I just want to address one part of this article:
“At GDC 2011, it took three GTX 580s to run Epic’s Samaritan demo (above), consuming 732W of power, generating 2500 BTUs of heat and 51 dBA of noise. This year’s GDC saw a single GTX 680 do the same job for less, consuming only 195W of power, generating 660 BTUs of heat and 46 dBA of noise.”
This is just marketing babble. The truth is the Samaritan demo (Unreal Engine 3.5) doesn’t actually NEED all three GTX 580′s. The demo was as yet unoptimized when they first showed it off last year, and neither Epic nor nVidia wanted to take any chances with hitches during its showcase, hence they over-prepared.
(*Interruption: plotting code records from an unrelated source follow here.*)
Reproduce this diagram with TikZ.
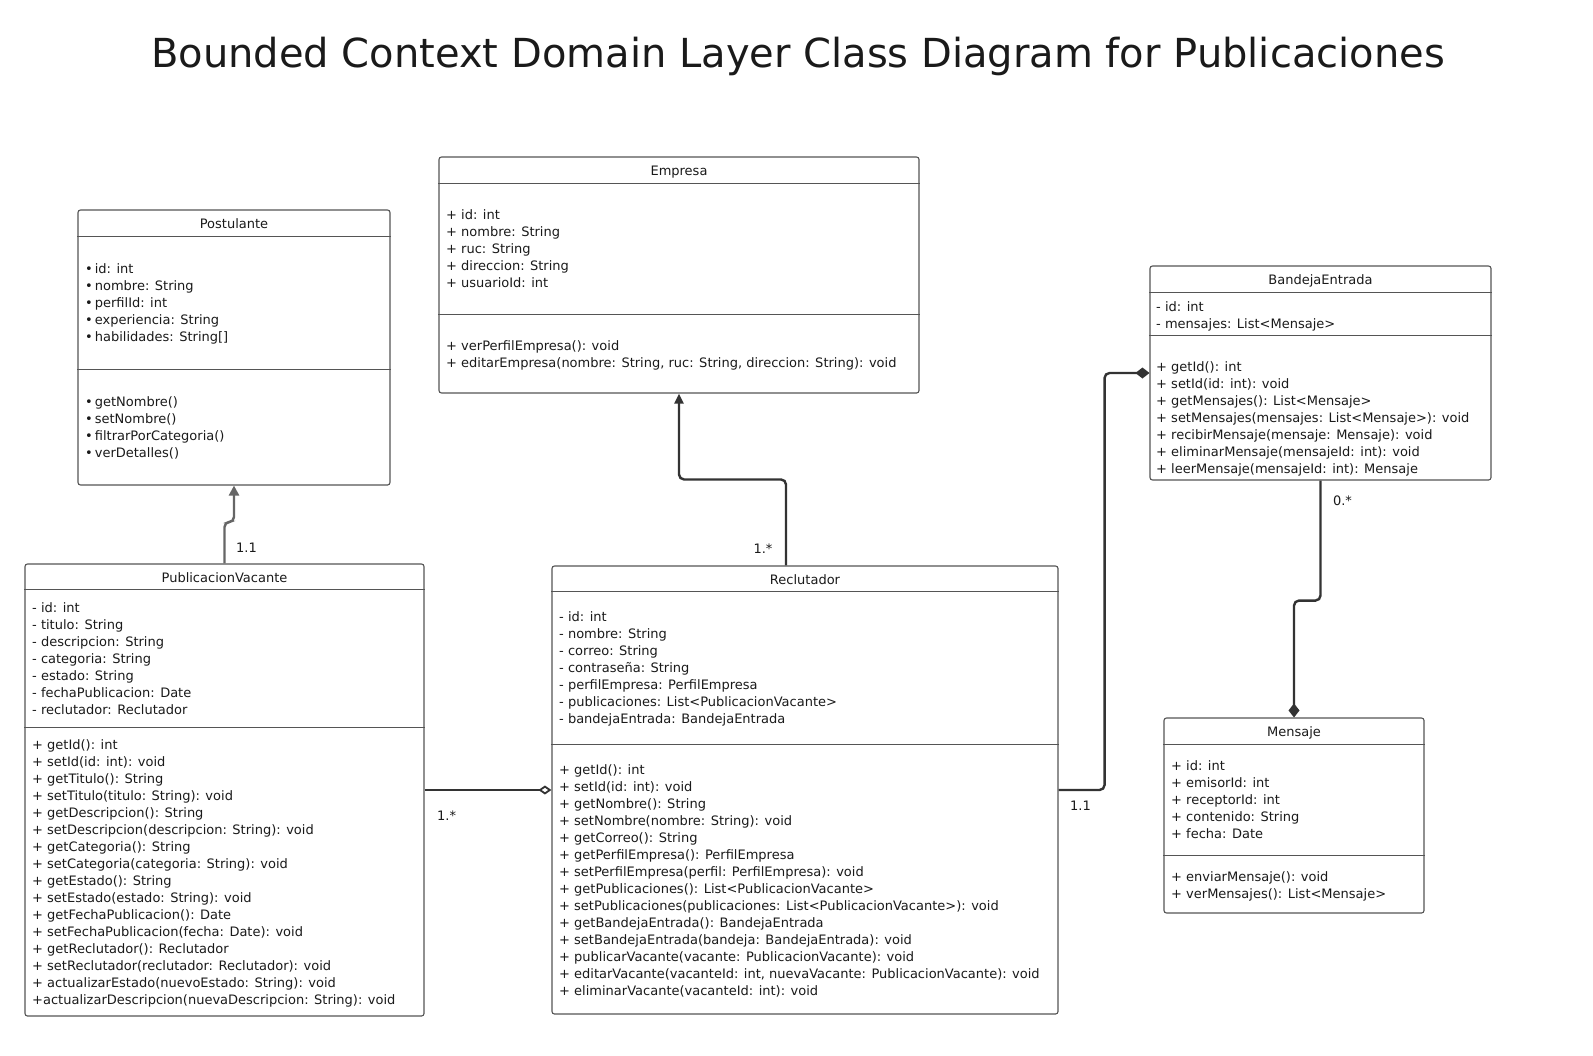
\documentclass[tikz,border=0pt]{standalone}
\usepackage{fontspec}
\setmainfont{DejaVu Sans}
\usetikzlibrary{arrows.meta, fit, calc}
\definecolor{boxline}{HTML}{555555}
\definecolor{linkc}{HTML}{333333}
\definecolor{ink}{HTML}{1A1A1A}

\begin{document}
\begin{tikzpicture}[x=1pt, y=-1pt,
    classbox/.style={draw=boxline, line width=1.1pt, rounded corners=2.5pt, inner sep=0pt},
    rule/.style={draw=boxline, line width=0.9pt},
    member/.style={anchor=base west, inner sep=0pt, text=ink, font=\fontsize{13}{17}\selectfont},
    ctitle/.style={anchor=base, inner sep=0pt, text=ink, font=\fontsize{13}{17}\selectfont},
    mult/.style={inner sep=0pt, text=ink, font=\fontsize{13}{17}\selectfont},
    link/.style={draw=linkc, line width=2.4pt, rounded corners=5pt}]
    \useasboundingbox (0,0) rectangle (1593,1055);
    \fill[white] (0,0) rectangle (1593,1055);
    \node[anchor=base, inner sep=0pt, text=ink, font=\fontsize{40}{46}\selectfont] (title) at (798,67)
        {Bounded Context Domain Layer Class Diagram for Publicaciones};

    % Postulante
    \node[classbox, fit={(78,210) (390,485)}] (post) {};
    \draw[rule] (post.west |- 0,236) -- (post.east |- 0,236);
    \draw[rule] (post.west |- 0,369) -- (post.east |- 0,369);
    \node[ctitle] (postname) at (post.north |- 0,228) {Postulante};
    \foreach \t [count=\i] in {{id: int}, {nombre: String}, {perfilId: int}, {experiencia: String}, {habilidades: String[]}}
        \node[member] (pa\i) at (85,{256+17*\i}) {\textbullet\hspace{2pt}\t};
    \foreach \t [count=\i] in {{getNombre()}, {setNombre()}, {filtrarPorCategoria()}, {verDetalles()}}
        \node[member] (pm\i) at (85,{389+17*\i}) {\textbullet\hspace{2pt}\t};

    % Empresa
    \node[classbox, fit={(439,157) (919,393)}] (emp) {};
    \draw[rule] (emp.west |- 0,183) -- (emp.east |- 0,183);
    \draw[rule] (emp.west |- 0,314) -- (emp.east |- 0,314);
    \node[ctitle] (empname) at (emp.north |- 0,175) {Empresa};
    \foreach \t [count=\i] in {{+ id: int}, {+ nombre: String}, {+ ruc: String}, {+ direccion: String}, {+ usuarioId: int}}
        \node[member] (ea\i) at (446,{202+17*\i}) {\t};
    \foreach \t [count=\i] in {{+ verPerfilEmpresa(): void}, {+ editarEmpresa(nombre: String, ruc: String, direccion: String): void}}
        \node[member] (em\i) at (446,{333+17*\i}) {\t};

    % BandejaEntrada
    \node[classbox, fit={(1150,266) (1491,480)}] (ban) {};
    \draw[rule] (ban.west |- 0,292) -- (ban.east |- 0,292);
    \draw[rule] (ban.west |- 0,335) -- (ban.east |- 0,335);
    \node[ctitle] (banname) at (ban.north |- 0,284) {BandejaEntrada};
    \foreach \t [count=\i] in {{- id: int}, {- mensajes: List<Mensaje>}}
        \node[member] (ba\i) at (1156,{294+17*\i}) {\t};
    \foreach \t [count=\i] in {{+ getId(): int}, {+ setId(id: int): void}, {+ getMensajes(): List<Mensaje>},
        {+ setMensajes(mensajes: List<Mensaje>): void}, {+ recibirMensaje(mensaje: Mensaje): void},
        {+ eliminarMensaje(mensajeId: int): void}, {+ leerMensaje(mensajeId: int): Mensaje}}
        \node[member] (bm\i) at (1156,{354+17*\i}) {\t};

    % PublicacionVacante
    \node[classbox, fit={(25,564) (424,1016)}] (pv) {};
    \draw[rule] (pv.west |- 0,589) -- (pv.east |- 0,589);
    \draw[rule] (pv.west |- 0,727) -- (pv.east |- 0,727);
    \node[ctitle] (pvname) at (pv.north |- 0,582) {PublicacionVacante};
    \foreach \t [count=\i] in {{- id: int}, {- titulo: String}, {- descripcion: String}, {- categoria: String},
        {- estado: String}, {- fechaPublicacion: Date}, {- reclutador: Reclutador}}
        \node[member] (va\i) at (32,{595+17*\i}) {\t};
    \foreach \t [count=\i] in {{+ getId(): int}, {+ setId(id: int): void}, {+ getTitulo(): String},
        {+ setTitulo(titulo: String): void}, {+ getDescripcion(): String},
        {+ setDescripcion(descripcion: String): void}, {+ getCategoria(): String},
        {+ setCategoria(categoria: String): void}, {+ getEstado(): String},
        {+ setEstado(estado: String): void}, {+ getFechaPublicacion(): Date},
        {+ setFechaPublicacion(fecha: Date): void}, {+ getReclutador(): Reclutador},
        {+ setReclutador(reclutador: Reclutador): void}, {+ actualizarEstado(nuevoEstado: String): void},
        {+actualizarDescripcion(nuevaDescripcion: String): void}}
        \node[member] (vm\i) at (32,{732+17*\i}) {\t};

    % Reclutador
    \node[classbox, fit={(552,566) (1058,1014)}] (rec) {};
    \draw[rule] (rec.west |- 0,591) -- (rec.east |- 0,591);
    \draw[rule] (rec.west |- 0,744) -- (rec.east |- 0,744);
    \node[ctitle] (recname) at (rec.north |- 0,584) {Reclutador};
    \foreach \t [count=\i] in {{- id: int}, {- nombre: String}, {- correo: String}, {- contraseña: String},
        {- perfilEmpresa: PerfilEmpresa}, {- publicaciones: List<PublicacionVacante>},
        {- bandejaEntrada: BandejaEntrada}}
        \node[member] (ra\i) at (559,{604+17*\i}) {\t};
    \foreach \t [count=\i] in {{+ getId(): int}, {+ setId(id: int): void}, {+ getNombre(): String},
        {+ setNombre(nombre: String): void}, {+ getCorreo(): String},
        {+ getPerfilEmpresa(): PerfilEmpresa}, {+ setPerfilEmpresa(perfil: PerfilEmpresa): void},
        {+ getPublicaciones(): List<PublicacionVacante>},
        {+ setPublicaciones(publicaciones: List<PublicacionVacante>): void},
        {+ getBandejaEntrada(): BandejaEntrada}, {+ setBandejaEntrada(bandeja: BandejaEntrada): void},
        {+ publicarVacante(vacante: PublicacionVacante): void},
        {+ editarVacante(vacanteId: int, nuevaVacante: PublicacionVacante): void},
        {+ eliminarVacante(vacanteId: int): void}}
        \node[member] (rm\i) at (559,{757+17*\i}) {\t};

    % Mensaje
    \node[classbox, fit={(1164,718) (1424,913)}] (men) {};
    \draw[rule] (men.west |- 0,744) -- (men.east |- 0,744);
    \draw[rule] (men.west |- 0,855) -- (men.east |- 0,855);
    \node[ctitle] (menname) at (men.north |- 0,736) {Mensaje};
    \foreach \t [count=\i] in {{+ id: int}, {+ emisorId: int}, {+ receptorId: int}, {+ contenido: String}, {+ fecha: Date}}
        \node[member] (ma\i) at (1171,{753+17*\i}) {\t};
    \foreach \t [count=\i] in {{+ enviarMensaje(): void}, {+ verMensajes(): List<Mensaje>}}
        \node[member] (mm\i) at (1171,{864+17*\i}) {\t};

    % connectors
    \draw[link, draw=boxline!90, -{Triangle[length=10pt, width=10pt]}] (pv.north) -- (224.5,522) -| (post.south);
    \draw[link, -{Triangle[length=10pt, width=9pt]}] ([xshift=-19pt]rec.north) -- ++(0,-86) -| (emp.south);
    \draw[link, -{Diamond[open, length=13pt, width=9pt, line width=1.8pt]}] (pv.east) -- (rec.west);
    \draw[link, -{Diamond[length=14pt, width=11pt]}] (rec.east) -- ++(46,0) |- (ban.west);
    \draw[link, -{Diamond[length=14pt, width=11pt]}] (ban.south) -- ++(0,120) -| (men.north);

    \node[mult] (k1) at ([shift={(22,-16)}]pv.north) {1.1};
    \node[mult] (k2) at ([shift={(-42,-17)}]rec.north) {1.*};
    \node[mult] (k3) at ([shift={(22,26)}]pv.east) {1.*};
    \node[mult] (k4) at ([shift={(22,16)}]rec.east) {1.1};
    \node[mult] (k5) at ([shift={(22,20)}]ban.south) {0.*};
\end{tikzpicture}
\end{document}
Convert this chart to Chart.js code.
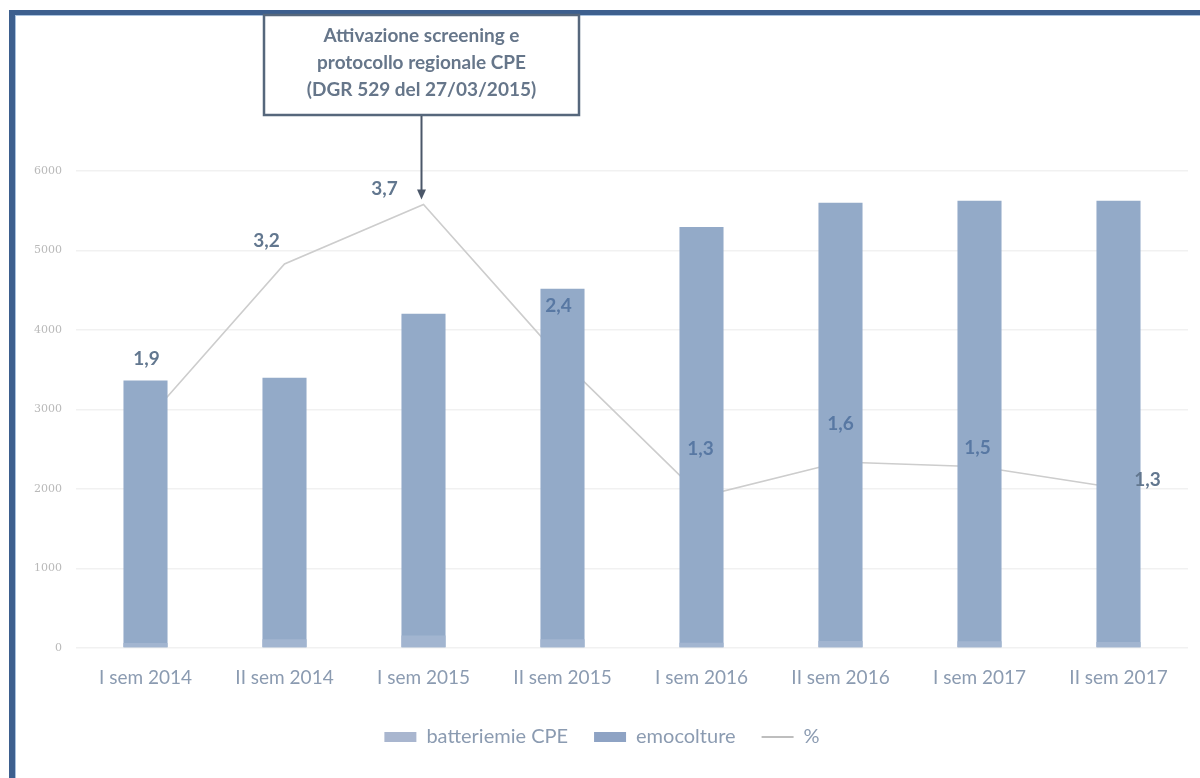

I believe in its current state, a single GTX 580 could handle the demo just fine using FXAA, but then how would nVidia convince you that you need a GTX 680? Don’t get me wrong, I’m a fan of the 680, but I believe it has enough real strengths to justify it without resorting to marketing half-truths.

The real question is how is Unreal Engine 4.0 going to look and perform when it’s revealed at E3 this year?

Heru

On March 27, 2012 at 10:05 am

C’mon people, if you’ve paid any attention to how this works you already know whats gonna happen here. AMD beats Nvidia to market, prices the 79xx high cause theres no competition, Nvidia relases the 680 for slightly less then within the month AMD drops the 7950/70 to less then the 680, and releases the 7990 for more. Its gone that exact same way for 3 generations of cards now, don’t see why this will be any different.

CJ Miozzi

On March 27, 2012 at 10:05 am

@SXO:

Thanks for pointing that out! May I ask where you learned that?

I can’t wait to drool over Unreal Engine 4.0… Hell, I can’t wait to play Unreal Tournament 4.